La cuestión social volvió para quedarse. Hay que retomar las nociones del bienestar, de justicia y equidad, de la exclusión y su contrapartida, las oportunidades. Y asociado a ello cuánto estamos dispuestos a pagar por una sociedad mejor. ¿Qué debe hacerse para que las personas vivan una vida más decente? ¿Cómo responder imaginativamente frente al cambio técnico que disuelve los trabajos y su significación? ¿Qué nuevas habilidades promover?
Finalmente hay que buscar un nuevo lenguaje para expresar todas estas vicisitudes modernas, con tantas connotaciones éticas.
¿Cuál rol para el Estado?
Sólo el Estado puede responder a la escala de los problemas que plantea la competencia global. El sector privado no actúa más allá del corto plazo. Hay que repensar el Estado. Entender que puede causar daños irreparables, pero que no basta con que se ocupe de los aspectos coercitivos de la vida en sociedad. Liberados de la idea de que el Estado siempre ofrece la mejor solución, hay que librarse también de su contrario: que el Estado representa siempre la peor solución. El papel del Estado no puede consistir sólo en recoger los vidrios rotos cuando una sociedad desregulada explota en pedazos. Es también contener los efectos de las ganancias excesivas u ofrecer bienes públicos pagados por el conjunto de la sociedad. Los excesos de la privatización en Inglaterrra, como fue el caso de los ferrocarriles, muestran cómo dejar en manos privadas bienes públicos de ese calibre termina siendo no sólo más ineficiente, sino más caro.

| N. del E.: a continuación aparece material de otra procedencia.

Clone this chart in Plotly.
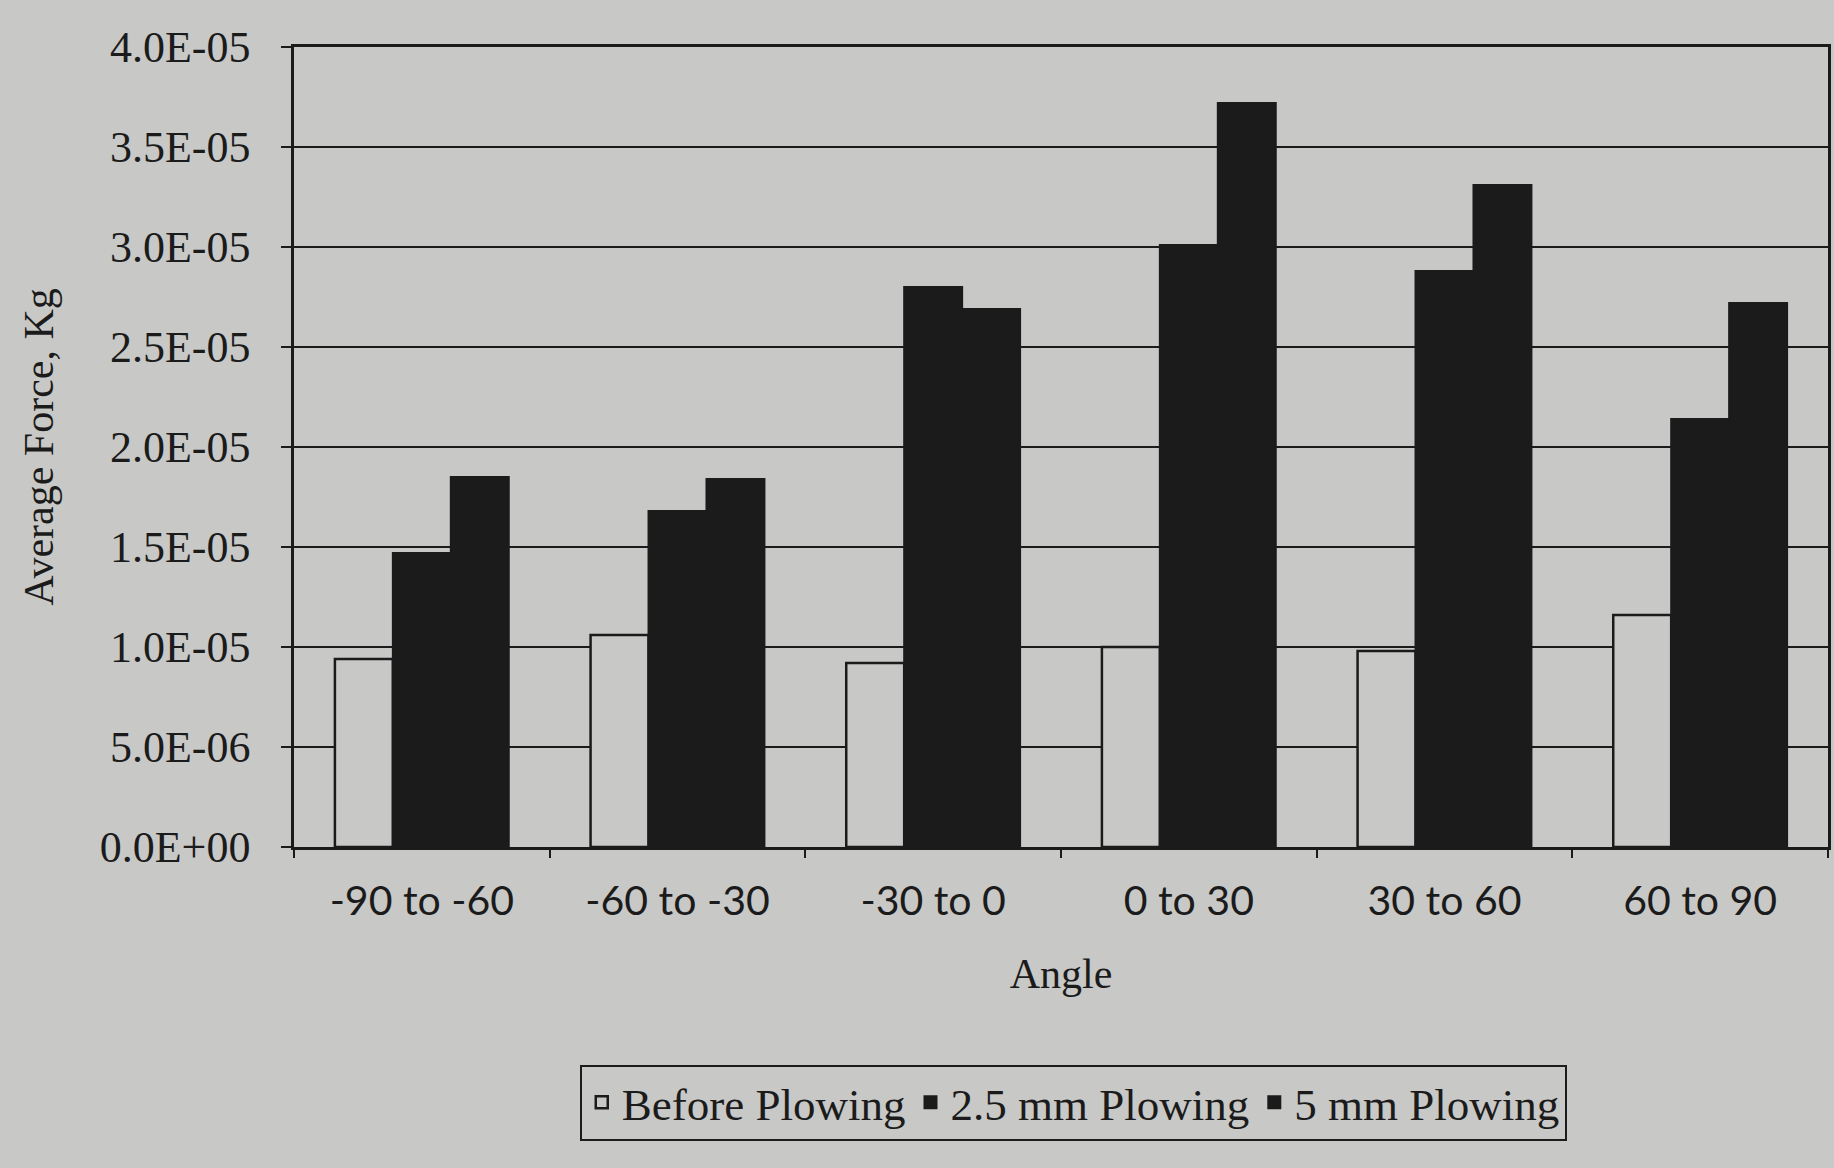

Pero el Estado también debe ocuparse de disminuir la inseguridad que hoy prevalece, la de perder el empleo o que aquellos que mandan también han perdido el control frente a fuerzas más poderosas. El pensamiento de izquierda debe ofrecer alternativas para aquellas sociedades con riesgo de disolución. Hay que construir sobre los legados del siglo XX, pero también ofrecer una alternativa al vacío social que tanto abunda.